● **GIVEN TASK**
Set down the data below without change, skipping the pictures it holds.

● **DATASET EXTRACT**

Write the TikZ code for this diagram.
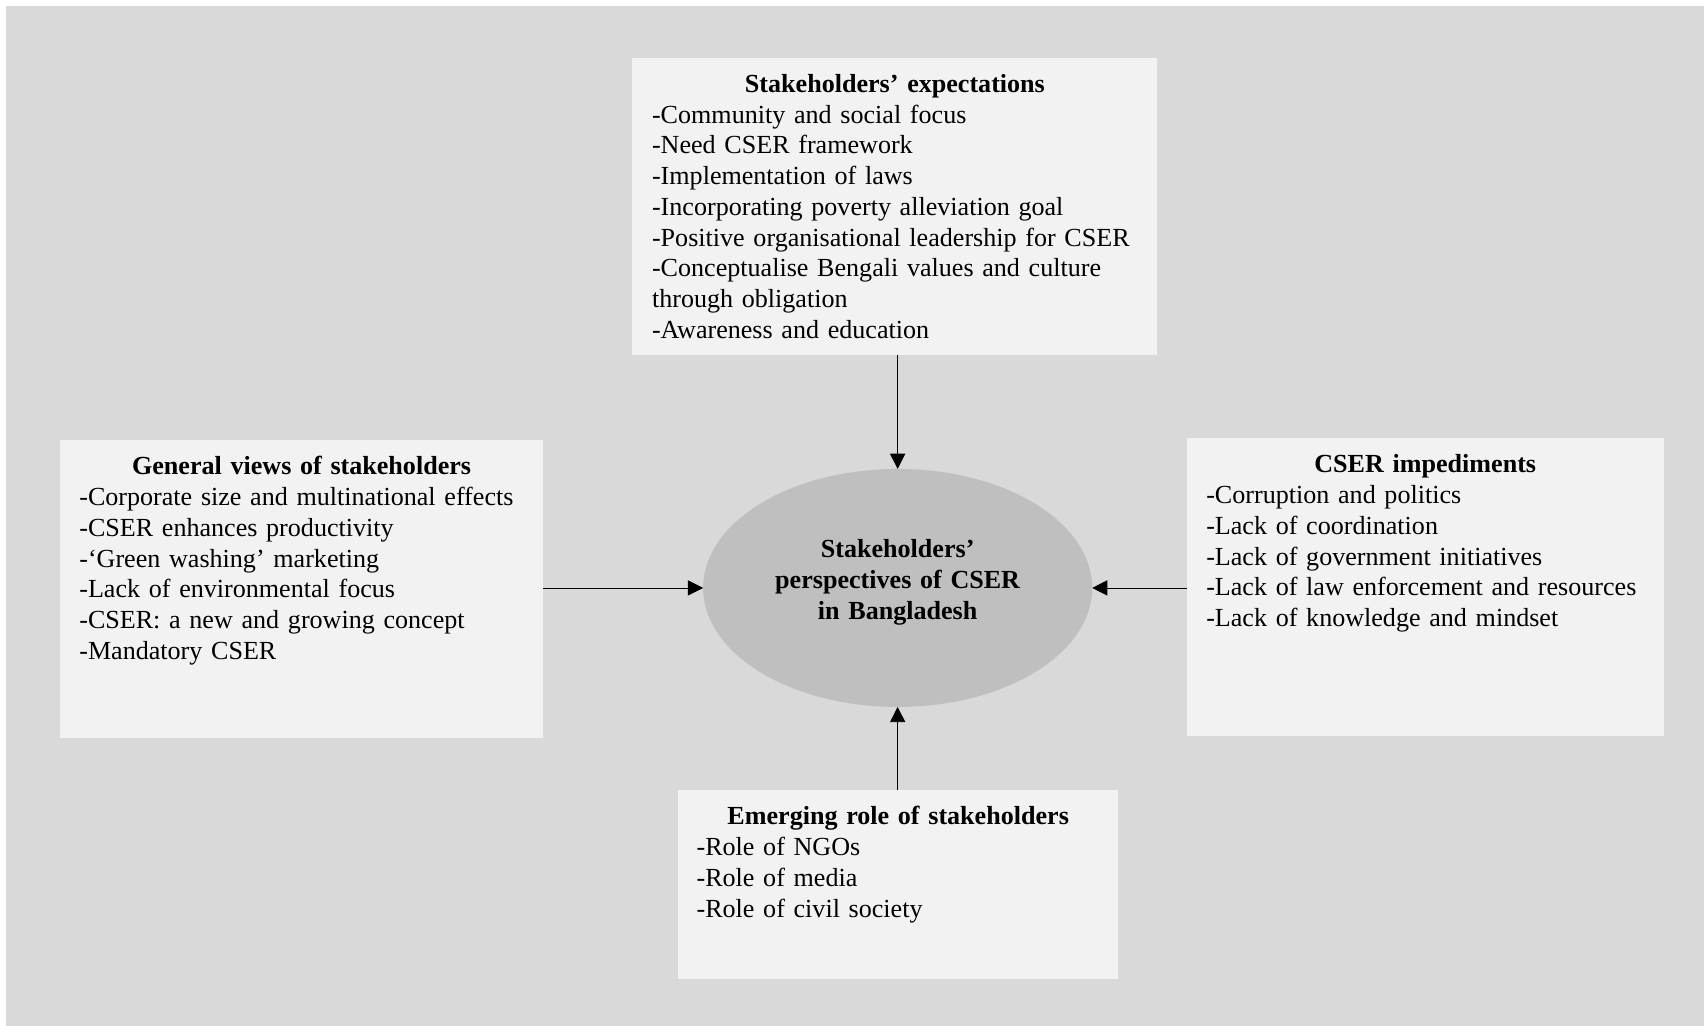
\documentclass[tikz,border=0pt]{standalone}
\usepackage{fontspec}
\setmainfont{Liberation Serif}
\usepackage{tikz}
\usetikzlibrary{shapes.geometric, arrows.meta}
\definecolor{canvasgray}{HTML}{D9D9D9}
\definecolor{boxgray}{HTML}{F2F2F2}
\definecolor{hubgray}{HTML}{BFBFBF}
\tikzset{
>={Triangle[length=7pt, width=7pt]}, % filled triangle heads
line width=1pt,
every node/.style={font=\fontsize{12}{14.15}\selectfont}, % body text size and line spacing
infobox/.style={fill=boxgray, anchor=north west, align=left, inner xsep=9pt, inner ysep=0pt, outer sep=0pt, text height=16pt}, % the four text panels
hub/.style={ellipse, fill=hubgray, minimum width=179pt, minimum height=109.5pt, inner sep=0pt, outer sep=0pt, text width=120pt, align=center, text height=10pt, text depth=38pt, font=\fontsize{12}{14.15}\selectfont\bfseries}, % the centre
}
\newcommand{\boxhead}[1]{\makebox[\linewidth][c]{\textbf{#1}}}

\begin{document}
\begin{tikzpicture}[x=0.5pt, y=-0.5pt]
    \useasboundingbox (0,0) rectangle (1568,944);
    \fill[canvasgray] (5.5,5.5) rectangle (1568,944);

    \node[hub] (hub) at (826,541) {Stakeholders’\\perspectives of CSER\\in Bangladesh};
    \node[infobox, text width=223.5pt, text depth=121pt] (expect) at (582,53) {\boxhead{Stakeholders’ expectations}\\
        -Community and social focus\\
        -Need CSER framework\\
        -Implementation of laws\\
        -Incorporating poverty alleviation goal\\
        -Positive organisational leadership for CSER\\
        -Conceptualise Bengali values and culture\\
        through obligation\\
        -Awareness and education};
    \node[infobox, text width=204.5pt, text depth=121pt] (views) at (55,405) {\boxhead{General views of stakeholders}\\
        -Corporate size and multinational effects\\
        -CSER enhances productivity\\
        -‘Green washing’ marketing\\
        -Lack of environmental focus\\
        -CSER: a new and growing concept\\
        -Mandatory CSER};
    \node[infobox, text width=201.5pt, text depth=121pt] (imped) at (1092,403) {\boxhead{CSER impediments}\\
        -Corruption and politics\\
        -Lack of coordination\\
        -Lack of government initiatives\\
        -Lack of law enforcement and resources\\
        -Lack of knowledge and mindset};
    \node[infobox, text width=185.5pt, text depth=71pt, inner xsep=8.5pt] (emerge) at (624,727) {\boxhead{Emerging role of stakeholders}\\
        -Role of NGOs\\
        -Role of media\\
        -Role of civil society};

    \draw
    (expect.south -| hub) edge[->] (hub.north)
    (views.east |- hub) edge[->] (hub.west)
    (imped.west |- hub) edge[->] (hub.east)
    (emerge.north -| hub) edge[->] (hub.south);
  \end{tikzpicture}
\end{document}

● **RESPONSE TO THIS TASK**
Write the TikZ code for this diagram.
\documentclass[tikz,border=0pt]{standalone}
\usepackage{fontspec}
\setmainfont{Liberation Serif}
\usepackage{tikz}
\usetikzlibrary{shapes.geometric, arrows.meta}
\definecolor{canvasgray}{HTML}{D9D9D9}
\definecolor{boxgray}{HTML}{F2F2F2}
\definecolor{hubgray}{HTML}{BFBFBF}
\tikzset{
>={Triangle[length=7pt, width=7pt]}, % filled triangle heads
line width=1pt,
every node/.style={font=\fontsize{12}{14.15}\selectfont}, % body text size and line spacing
infobox/.style={fill=boxgray, anchor=north west, align=left, inner xsep=9pt, inner ysep=0pt, outer sep=0pt, text height=16pt}, % the four text panels
hub/.style={ellipse, fill=hubgray, minimum width=179pt, minimum height=109.5pt, inner sep=0pt, outer sep=0pt, text width=120pt, align=center, text height=10pt, text depth=38pt, font=\fontsize{12}{14.15}\selectfont\bfseries}, % the centre
}
\newcommand{\boxhead}[1]{\makebox[\linewidth][c]{\textbf{#1}}}

\begin{document}
\begin{tikzpicture}[x=0.5pt, y=-0.5pt]
    \useasboundingbox (0,0) rectangle (1568,944);
    \fill[canvasgray] (5.5,5.5) rectangle (1568,944);

    \node[hub] (hub) at (826,541) {Stakeholders’\\perspectives of CSER\\in Bangladesh};
    \node[infobox, text width=223.5pt, text depth=121pt] (expect) at (582,53) {\boxhead{Stakeholders’ expectations}\\
        -Community and social focus\\
        -Need CSER framework\\
        -Implementation of laws\\
        -Incorporating poverty alleviation goal\\
        -Positive organisational leadership for CSER\\
        -Conceptualise Bengali values and culture\\
        through obligation\\
        -Awareness and education};
    \node[infobox, text width=204.5pt, text depth=121pt] (views) at (55,405) {\boxhead{General views of stakeholders}\\
        -Corporate size and multinational effects\\
        -CSER enhances productivity\\
        -‘Green washing’ marketing\\
        -Lack of environmental focus\\
        -CSER: a new and growing concept\\
        -Mandatory CSER};
    \node[infobox, text width=201.5pt, text depth=121pt] (imped) at (1092,403) {\boxhead{CSER impediments}\\
        -Corruption and politics\\
        -Lack of coordination\\
        -Lack of government initiatives\\
        -Lack of law enforcement and resources\\
        -Lack of knowledge and mindset};
    \node[infobox, text width=185.5pt, text depth=71pt, inner xsep=8.5pt] (emerge) at (624,727) {\boxhead{Emerging role of stakeholders}\\
        -Role of NGOs\\
        -Role of media\\
        -Role of civil society};

    \draw
    (expect.south -| hub) edge[->] (hub.north)
    (views.east |- hub) edge[->] (hub.west)
    (imped.west |- hub) edge[->] (hub.east)
    (emerge.north -| hub) edge[->] (hub.south);
  \end{tikzpicture}
\end{document}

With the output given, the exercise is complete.